UPDATE: WVU Assembly meets to discuss potential COVID-19 vaccine mandate for the university
Updated Story: 09/03/2021
The Faculty Assembly released the results of their meeting from Monday. According to a survey released, 1094 faculty members were for the recommendation and 185 were against it.
They have decided to recommend vaccinations for all students and employees by January 1, 2022. Ultimately this is an administrative decision and West Virginia University released this statement about the results of the survey:
We always appreciate and consider input from our campus community. Ultimately it is an administrative decision made in consultation with our Board of Governors.
We took a proactive stance by announcing additional measures on Aug. 17, anticipating an 80% vaccination verification rate would likely not be achieved by Sept. 1. Today, the overall rates for the Morgantown Campus are as follows:
· Staff/Faculty – 73.46%
· Students – 75.91%
We are encouraged by the steadily increasing vaccination rates among our students, faculty and staff with our current approach, and importantly, the University’s percent positivity rate is low especially when compared to state and national averages. The latest data, updated each Wednesday, is available at our public dashboard on the Return to Campus website.
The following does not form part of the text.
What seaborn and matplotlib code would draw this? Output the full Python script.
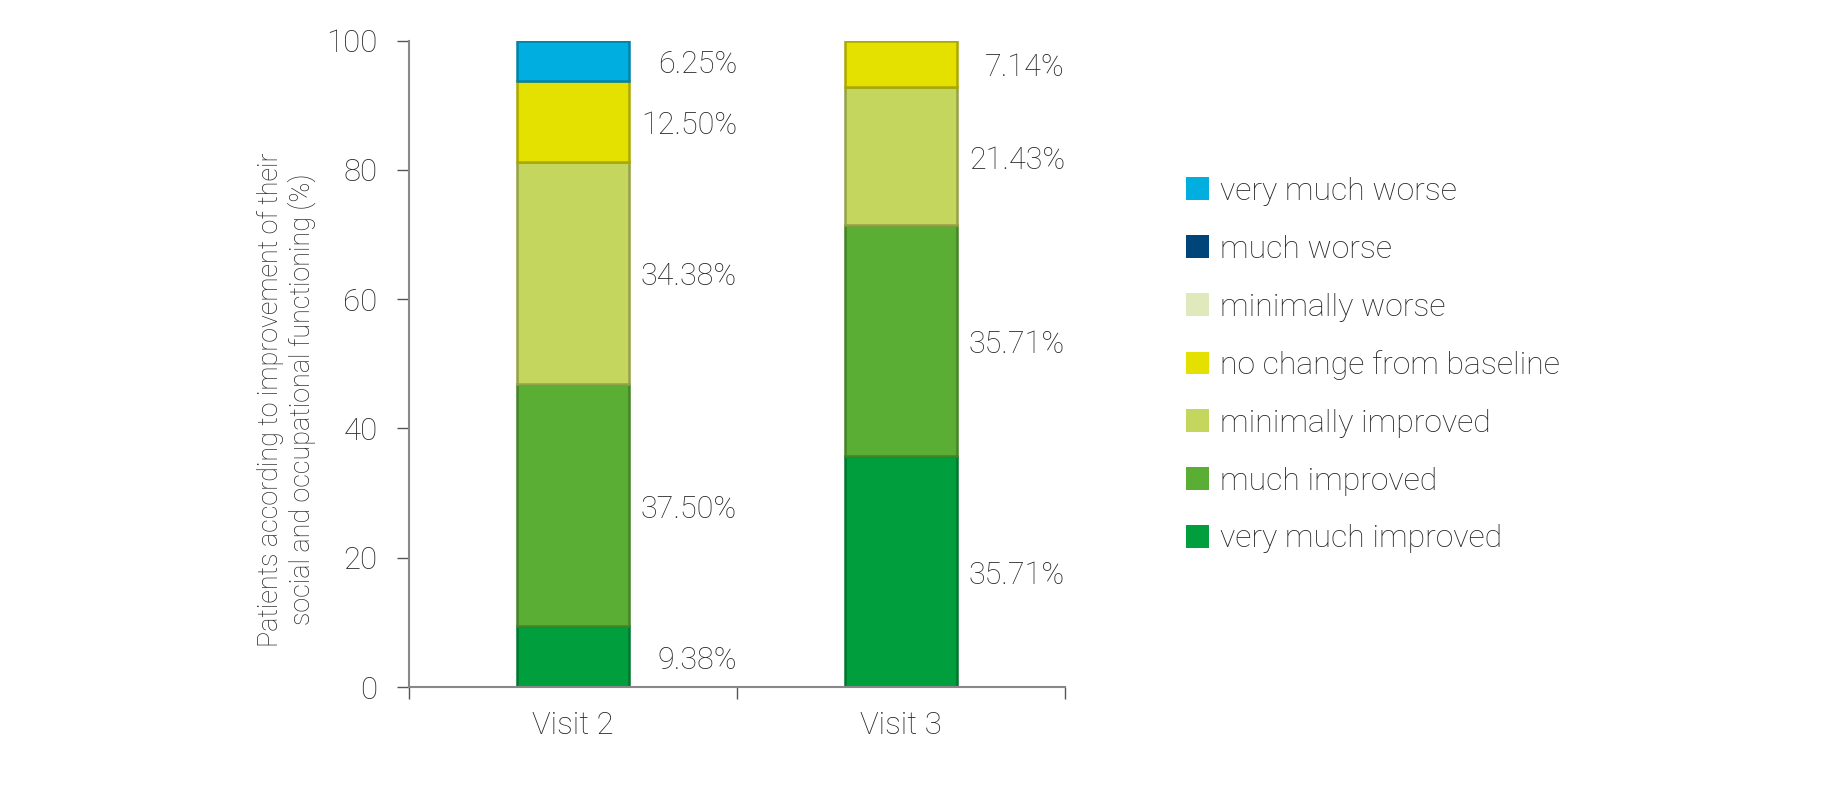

We continue to monitor conditions and strongly encourage students, faculty and staff to be vaccinated and wear masks where required.
As of now the university will not implement a Covid-19 vaccine mandate.
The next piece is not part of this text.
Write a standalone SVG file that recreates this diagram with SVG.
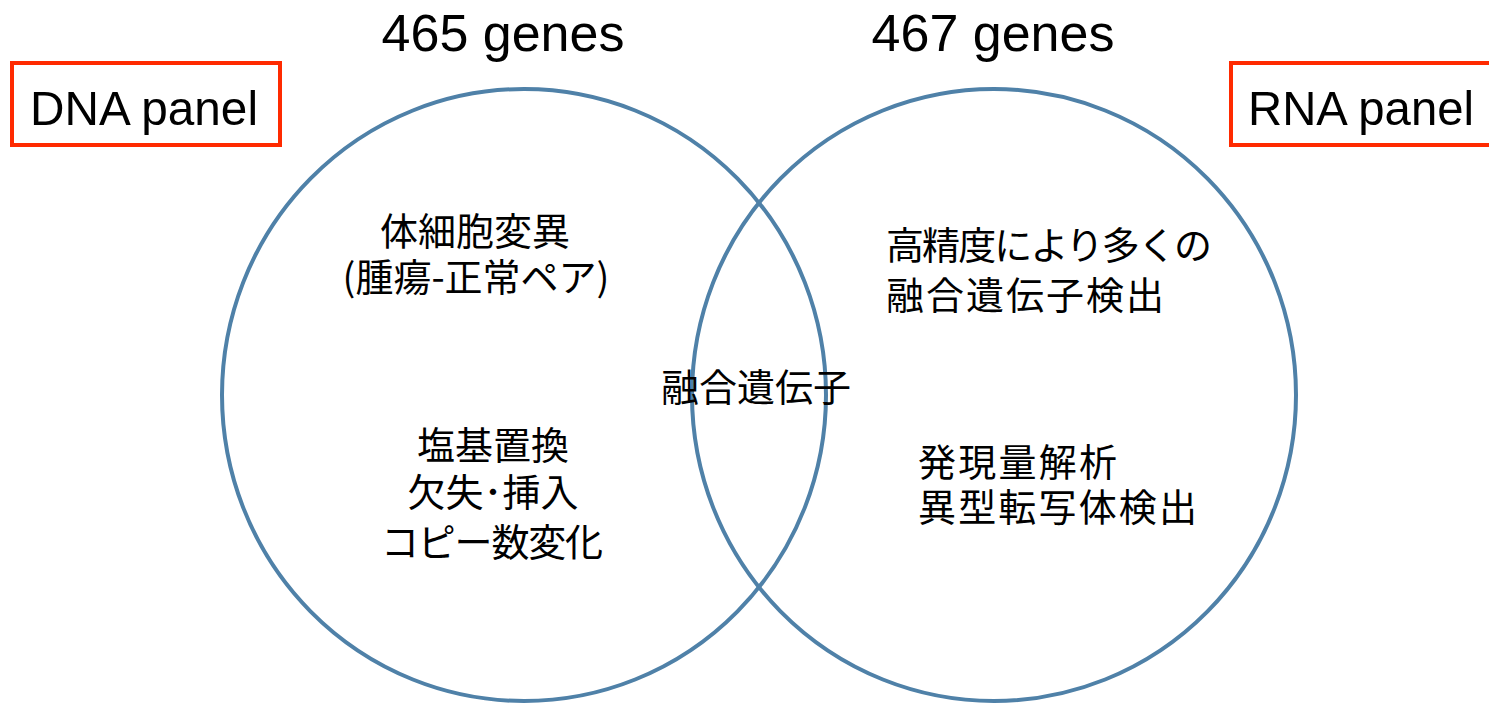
<svg xmlns="http://www.w3.org/2000/svg" width="1489" height="705" viewBox="0 0 1489 705">
<style>
.circ{fill:none;stroke:#4F81A8;stroke-width:4}
.box{fill:#fff;stroke:#FF2A00;stroke-width:4}
.lbl{font-family:"Liberation Sans",Arial,sans-serif;font-size:49px;fill:#000}
.cnt{font-family:"Liberation Sans",Arial,sans-serif;font-size:52px;fill:#000}
.jp{font-family:"Noto Sans CJK JP","Noto Sans",sans-serif;font-size:38px;fill:#000}
</style>
<rect width="1489" height="705" fill="#fff"/>
<g id="connectors"></g>
<g id="dna-circle">
<ellipse class="circ" cx="524" cy="395" rx="302" ry="306"/>
</g>
<g id="rna-circle">
<ellipse class="circ" cx="994" cy="395" rx="302" ry="306"/>
</g>
<g id="dna-count"><text class="cnt" x="503" y="51" text-anchor="middle">465 genes</text></g>
<g id="rna-count"><text class="cnt" x="993" y="51" text-anchor="middle">467 genes</text></g>
<g id="dna-panel">
<rect class="box" x="12" y="63" width="268" height="82"/>
<text class="lbl" x="30" y="125" textLength="228" lengthAdjust="spacingAndGlyphs">DNA panel</text>
</g>
<g id="rna-panel">
<rect class="box" x="1231" y="63" width="270" height="82"/>
<text class="lbl" x="1248" y="125" textLength="226" lengthAdjust="spacingAndGlyphs">RNA panel</text>
</g>
<g id="dna-only-1">
<text class="jp" x="475" y="245" text-anchor="middle">体細胞変異</text>
<text class="jp" x="476" y="291" text-anchor="middle">(腫瘍-正常ペア)</text>
</g>
<g id="dna-only-2">
<text class="jp" x="493" y="459" text-anchor="middle">塩基置換</text>
<text class="jp" x="493" y="506" text-anchor="middle">欠失･挿入</text>
<text class="jp" x="492" y="556" text-anchor="middle" textLength="222" lengthAdjust="spacing">コピー数変化</text>
</g>
<g id="overlap">
<text class="jp" x="756" y="401" text-anchor="middle">融合遺伝子</text>
</g>
<g id="rna-only-1">
<text class="jp" x="886" y="259" textLength="326" lengthAdjust="spacing">高精度により多くの</text>
<text class="jp" x="886" y="309" textLength="278" lengthAdjust="spacing">融合遺伝子検出</text>
</g>
<g id="rna-only-2">
<text class="jp" x="918" y="476" textLength="199" lengthAdjust="spacing">発現量解析</text>
<text class="jp" x="918" y="521" textLength="279" lengthAdjust="spacing">異型転写体検出</text>
</g>
</svg>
Original Story: 09/01/2021
MORGANTOWN, W.Va (WDTV) - West Virginia University faculty met on Zoom to discuss a resolution that would mandate the COVID-19 vaccine at the university.
In the past 50 years the University Assembly had only been called to vote twice.
The meeting was held to make amendments and ask questions before the final vote on the resolution.
There were many mixed opinions on the topic.
Law professor, Joshua Weishart shared that the faculty needed to make the decision as soon as possible.
“Delta is surging now. The hospitals are filling up now. I think there is a sense of urgency that we need a vaccine mandate now,” he added.
One question brought up in the meeting was what to do if someone already had COVID-19. Did they need to be vaccinated?
Chemistry professor Dr. Blake Mertz said he felt that natural immunity from the virus was just as good as being vaccinated.
“It’s a personal issue for me because I spent four weeks recovering from COVID this spring. I don’t understand why I would want to get vaccinated because I have natural immunities.” he said.
Many members of the faculty referenced different studies when sharing their thoughts on the mandate.
However, Division Chief of Pediatric Infectious Diseases-Director Dr. Kathryn Moffett talked about local Morgantown statistics from Ruby Memorial Hospital.
“90-95 percent of those hospitalized are unvaccinated. All deaths we’ve had at Ruby, except one have been unvaccinated people,” Moffett shared.
Voice professor Dr. Hope Koehler said she’s not totally against a mandate. However, she wasn’t sure it was the time to implement it.
“When students are already here paid their tuition and given an implied promise that this is what their education is going to be this year. It would be unfair and unethical in my opinion to ask them at this point,” she said.
Over the course of the meeting, they approved a final resolution to be voted on.
Faculty members received a link where they were able to vote for or against the finalized resolution.
Faculty was told the results would be shared within 48 hours of the meeting on September 1.